§ Goal of the exercise
Pull out every line with the word "this".

[Code that draws figures]
****************************************

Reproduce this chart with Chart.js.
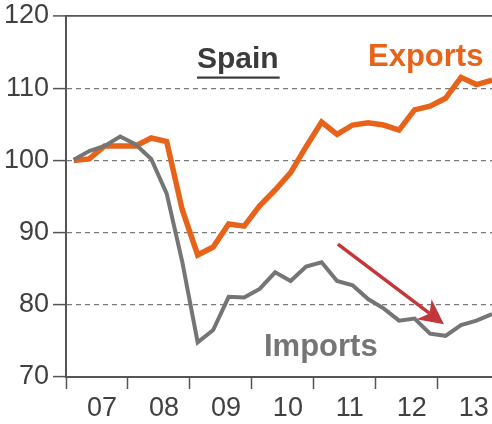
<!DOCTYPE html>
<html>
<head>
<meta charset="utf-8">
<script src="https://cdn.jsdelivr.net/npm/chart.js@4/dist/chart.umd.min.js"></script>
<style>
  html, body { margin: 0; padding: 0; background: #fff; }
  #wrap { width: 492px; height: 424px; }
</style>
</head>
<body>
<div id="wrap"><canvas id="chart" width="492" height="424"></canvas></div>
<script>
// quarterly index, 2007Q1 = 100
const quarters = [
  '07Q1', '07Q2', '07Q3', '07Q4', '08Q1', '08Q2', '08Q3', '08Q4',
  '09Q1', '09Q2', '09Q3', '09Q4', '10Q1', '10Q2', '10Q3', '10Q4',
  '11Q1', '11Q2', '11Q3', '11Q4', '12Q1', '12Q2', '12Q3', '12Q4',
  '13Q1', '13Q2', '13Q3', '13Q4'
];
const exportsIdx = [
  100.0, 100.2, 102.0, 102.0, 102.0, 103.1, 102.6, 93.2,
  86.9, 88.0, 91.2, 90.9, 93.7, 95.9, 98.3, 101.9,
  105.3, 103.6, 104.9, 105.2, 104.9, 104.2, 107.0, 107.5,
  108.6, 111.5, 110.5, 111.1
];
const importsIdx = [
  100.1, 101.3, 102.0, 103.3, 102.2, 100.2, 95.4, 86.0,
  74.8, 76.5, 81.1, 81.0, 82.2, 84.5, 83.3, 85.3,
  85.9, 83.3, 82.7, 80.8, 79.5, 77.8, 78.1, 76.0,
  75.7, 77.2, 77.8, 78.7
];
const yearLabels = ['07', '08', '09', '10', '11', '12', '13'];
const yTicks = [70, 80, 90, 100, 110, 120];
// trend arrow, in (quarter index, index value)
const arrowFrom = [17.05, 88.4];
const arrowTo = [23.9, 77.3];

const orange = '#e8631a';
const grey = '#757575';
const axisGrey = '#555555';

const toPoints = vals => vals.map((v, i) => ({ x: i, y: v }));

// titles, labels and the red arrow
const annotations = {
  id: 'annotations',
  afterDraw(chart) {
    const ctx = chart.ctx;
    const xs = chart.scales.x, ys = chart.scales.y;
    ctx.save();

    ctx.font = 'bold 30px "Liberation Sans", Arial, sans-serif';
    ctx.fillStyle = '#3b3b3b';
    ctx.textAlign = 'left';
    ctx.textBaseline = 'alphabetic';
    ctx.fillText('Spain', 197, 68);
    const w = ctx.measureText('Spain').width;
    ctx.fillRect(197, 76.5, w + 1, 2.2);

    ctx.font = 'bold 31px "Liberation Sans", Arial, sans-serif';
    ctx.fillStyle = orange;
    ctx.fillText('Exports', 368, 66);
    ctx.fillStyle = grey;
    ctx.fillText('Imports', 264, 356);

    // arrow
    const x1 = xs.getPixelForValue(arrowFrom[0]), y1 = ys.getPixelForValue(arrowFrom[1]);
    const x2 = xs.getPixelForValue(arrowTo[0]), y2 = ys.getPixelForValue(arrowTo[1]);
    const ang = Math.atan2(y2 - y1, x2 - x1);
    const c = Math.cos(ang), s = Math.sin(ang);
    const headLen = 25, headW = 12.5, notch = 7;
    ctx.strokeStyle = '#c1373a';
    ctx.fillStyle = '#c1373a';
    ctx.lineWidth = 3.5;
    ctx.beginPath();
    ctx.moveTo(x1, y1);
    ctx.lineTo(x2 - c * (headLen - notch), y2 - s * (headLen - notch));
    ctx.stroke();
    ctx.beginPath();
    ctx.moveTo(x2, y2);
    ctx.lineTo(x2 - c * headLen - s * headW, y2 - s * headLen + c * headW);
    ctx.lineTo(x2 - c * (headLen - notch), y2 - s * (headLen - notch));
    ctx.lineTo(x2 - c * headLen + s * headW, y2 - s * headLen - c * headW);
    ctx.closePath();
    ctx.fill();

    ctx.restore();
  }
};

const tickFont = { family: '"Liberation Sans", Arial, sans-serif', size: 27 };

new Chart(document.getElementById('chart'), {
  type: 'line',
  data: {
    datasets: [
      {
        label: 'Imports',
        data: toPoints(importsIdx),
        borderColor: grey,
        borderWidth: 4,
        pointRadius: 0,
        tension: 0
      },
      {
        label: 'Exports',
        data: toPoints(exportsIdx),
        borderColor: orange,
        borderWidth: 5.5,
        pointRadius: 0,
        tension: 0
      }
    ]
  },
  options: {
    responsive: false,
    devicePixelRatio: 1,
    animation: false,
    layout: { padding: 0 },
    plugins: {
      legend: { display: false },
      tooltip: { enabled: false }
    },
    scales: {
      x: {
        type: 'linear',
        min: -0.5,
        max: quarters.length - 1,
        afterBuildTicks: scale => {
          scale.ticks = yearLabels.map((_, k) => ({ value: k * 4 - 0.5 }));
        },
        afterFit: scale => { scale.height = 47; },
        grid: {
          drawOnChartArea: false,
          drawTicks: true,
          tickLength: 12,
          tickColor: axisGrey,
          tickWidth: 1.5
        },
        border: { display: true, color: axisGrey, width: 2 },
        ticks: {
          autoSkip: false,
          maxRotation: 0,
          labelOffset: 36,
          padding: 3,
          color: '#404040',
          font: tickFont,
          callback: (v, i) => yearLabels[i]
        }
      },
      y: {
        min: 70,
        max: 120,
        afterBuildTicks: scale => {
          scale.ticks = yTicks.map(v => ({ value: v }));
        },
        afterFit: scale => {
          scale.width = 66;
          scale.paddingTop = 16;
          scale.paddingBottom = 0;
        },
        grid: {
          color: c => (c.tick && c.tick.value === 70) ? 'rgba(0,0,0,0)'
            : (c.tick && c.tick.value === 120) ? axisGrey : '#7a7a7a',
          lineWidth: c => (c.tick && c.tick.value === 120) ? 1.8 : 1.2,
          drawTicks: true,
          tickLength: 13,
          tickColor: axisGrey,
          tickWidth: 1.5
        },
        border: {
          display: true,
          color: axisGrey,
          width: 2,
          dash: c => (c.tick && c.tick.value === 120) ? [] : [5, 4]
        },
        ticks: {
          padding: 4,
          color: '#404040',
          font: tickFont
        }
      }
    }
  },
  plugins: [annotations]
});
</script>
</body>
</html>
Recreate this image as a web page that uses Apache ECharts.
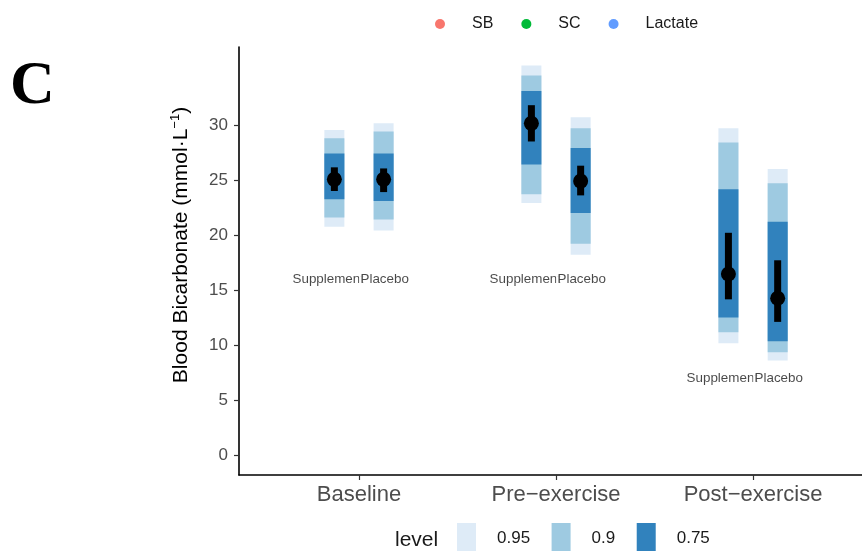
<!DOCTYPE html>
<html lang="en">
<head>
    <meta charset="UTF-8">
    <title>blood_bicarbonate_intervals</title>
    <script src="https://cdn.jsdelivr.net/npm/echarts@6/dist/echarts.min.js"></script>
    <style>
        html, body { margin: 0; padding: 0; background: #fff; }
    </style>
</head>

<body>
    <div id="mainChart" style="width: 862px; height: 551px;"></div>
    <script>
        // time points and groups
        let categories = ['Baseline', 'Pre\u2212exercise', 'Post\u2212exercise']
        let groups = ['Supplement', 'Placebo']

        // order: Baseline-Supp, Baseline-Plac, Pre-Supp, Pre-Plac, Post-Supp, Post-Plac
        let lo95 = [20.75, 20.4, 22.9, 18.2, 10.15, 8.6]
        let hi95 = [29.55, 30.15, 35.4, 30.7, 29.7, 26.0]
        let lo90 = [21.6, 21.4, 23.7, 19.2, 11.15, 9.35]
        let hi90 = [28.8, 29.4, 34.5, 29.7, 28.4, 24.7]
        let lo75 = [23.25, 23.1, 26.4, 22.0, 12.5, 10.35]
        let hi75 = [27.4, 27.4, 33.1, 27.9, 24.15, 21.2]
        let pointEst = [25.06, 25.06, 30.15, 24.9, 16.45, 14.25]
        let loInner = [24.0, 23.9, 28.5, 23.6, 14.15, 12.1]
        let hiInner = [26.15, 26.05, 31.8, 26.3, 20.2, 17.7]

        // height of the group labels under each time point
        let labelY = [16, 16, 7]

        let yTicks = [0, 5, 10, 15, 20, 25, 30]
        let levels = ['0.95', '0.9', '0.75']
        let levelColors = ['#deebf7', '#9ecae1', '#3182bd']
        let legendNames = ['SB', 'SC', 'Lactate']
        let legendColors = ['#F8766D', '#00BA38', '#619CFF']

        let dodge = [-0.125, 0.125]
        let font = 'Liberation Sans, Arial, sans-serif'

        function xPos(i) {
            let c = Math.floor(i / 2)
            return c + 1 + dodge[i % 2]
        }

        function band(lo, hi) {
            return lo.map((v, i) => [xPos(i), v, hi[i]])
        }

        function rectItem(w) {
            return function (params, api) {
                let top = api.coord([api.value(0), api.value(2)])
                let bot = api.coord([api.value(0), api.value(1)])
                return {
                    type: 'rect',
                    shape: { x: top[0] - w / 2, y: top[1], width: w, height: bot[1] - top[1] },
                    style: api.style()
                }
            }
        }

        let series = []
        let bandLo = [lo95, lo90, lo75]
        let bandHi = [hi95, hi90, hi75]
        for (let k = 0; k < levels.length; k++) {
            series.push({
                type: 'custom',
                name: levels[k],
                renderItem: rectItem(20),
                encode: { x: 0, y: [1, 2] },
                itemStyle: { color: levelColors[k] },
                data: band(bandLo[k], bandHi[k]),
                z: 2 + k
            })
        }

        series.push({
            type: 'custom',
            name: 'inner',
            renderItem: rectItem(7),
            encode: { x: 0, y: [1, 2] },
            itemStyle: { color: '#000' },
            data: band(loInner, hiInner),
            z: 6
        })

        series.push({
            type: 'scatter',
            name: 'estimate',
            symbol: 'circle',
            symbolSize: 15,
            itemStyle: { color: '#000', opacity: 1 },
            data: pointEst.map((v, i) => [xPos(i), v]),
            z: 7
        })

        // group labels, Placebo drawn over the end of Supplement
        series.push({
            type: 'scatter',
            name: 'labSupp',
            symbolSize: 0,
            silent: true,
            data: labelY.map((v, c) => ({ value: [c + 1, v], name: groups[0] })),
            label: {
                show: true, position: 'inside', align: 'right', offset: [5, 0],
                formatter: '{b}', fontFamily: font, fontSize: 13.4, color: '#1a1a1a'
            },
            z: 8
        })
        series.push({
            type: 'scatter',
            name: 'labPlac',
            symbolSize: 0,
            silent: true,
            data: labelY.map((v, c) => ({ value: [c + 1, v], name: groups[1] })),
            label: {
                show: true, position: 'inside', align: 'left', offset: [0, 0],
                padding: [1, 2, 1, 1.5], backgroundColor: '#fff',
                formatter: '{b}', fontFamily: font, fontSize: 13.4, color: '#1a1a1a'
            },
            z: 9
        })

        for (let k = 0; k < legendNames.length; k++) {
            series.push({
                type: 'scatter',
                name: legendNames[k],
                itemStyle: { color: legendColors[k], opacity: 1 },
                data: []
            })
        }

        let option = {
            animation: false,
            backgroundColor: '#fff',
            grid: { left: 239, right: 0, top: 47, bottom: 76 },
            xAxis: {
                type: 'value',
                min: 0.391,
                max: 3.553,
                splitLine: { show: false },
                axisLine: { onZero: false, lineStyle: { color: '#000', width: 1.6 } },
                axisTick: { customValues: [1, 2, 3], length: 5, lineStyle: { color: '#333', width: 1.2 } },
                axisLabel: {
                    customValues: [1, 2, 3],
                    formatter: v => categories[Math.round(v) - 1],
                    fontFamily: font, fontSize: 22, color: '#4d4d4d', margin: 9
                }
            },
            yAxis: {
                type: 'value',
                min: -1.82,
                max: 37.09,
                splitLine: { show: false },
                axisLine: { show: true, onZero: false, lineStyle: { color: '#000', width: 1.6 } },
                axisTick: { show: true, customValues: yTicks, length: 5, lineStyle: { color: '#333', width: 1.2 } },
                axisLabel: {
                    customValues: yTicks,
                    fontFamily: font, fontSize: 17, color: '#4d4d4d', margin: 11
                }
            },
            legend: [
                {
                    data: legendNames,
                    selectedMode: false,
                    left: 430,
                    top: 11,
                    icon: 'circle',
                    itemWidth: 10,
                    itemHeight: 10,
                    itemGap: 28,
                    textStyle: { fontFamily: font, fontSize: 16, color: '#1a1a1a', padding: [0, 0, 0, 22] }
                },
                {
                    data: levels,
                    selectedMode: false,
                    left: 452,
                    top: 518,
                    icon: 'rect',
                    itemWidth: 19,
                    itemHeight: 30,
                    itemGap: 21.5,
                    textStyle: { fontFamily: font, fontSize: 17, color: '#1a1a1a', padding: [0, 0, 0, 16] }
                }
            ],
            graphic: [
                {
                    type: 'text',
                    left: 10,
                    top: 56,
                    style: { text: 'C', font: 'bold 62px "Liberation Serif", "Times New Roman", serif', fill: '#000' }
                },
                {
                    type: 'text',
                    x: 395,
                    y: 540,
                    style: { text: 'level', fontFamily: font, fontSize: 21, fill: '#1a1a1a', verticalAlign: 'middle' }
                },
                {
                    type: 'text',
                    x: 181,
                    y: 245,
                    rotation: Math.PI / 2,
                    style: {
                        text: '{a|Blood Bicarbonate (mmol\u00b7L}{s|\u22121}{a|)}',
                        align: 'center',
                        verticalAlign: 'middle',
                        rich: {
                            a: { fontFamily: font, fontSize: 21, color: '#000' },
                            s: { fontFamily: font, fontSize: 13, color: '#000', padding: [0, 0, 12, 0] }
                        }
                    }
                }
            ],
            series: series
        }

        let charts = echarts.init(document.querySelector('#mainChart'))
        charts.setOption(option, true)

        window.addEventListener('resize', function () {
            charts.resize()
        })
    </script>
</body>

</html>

****************************************

§ Exercise solution
Reproduce this chart with Chart.js.
Recreate this image as a web page that uses Apache ECharts.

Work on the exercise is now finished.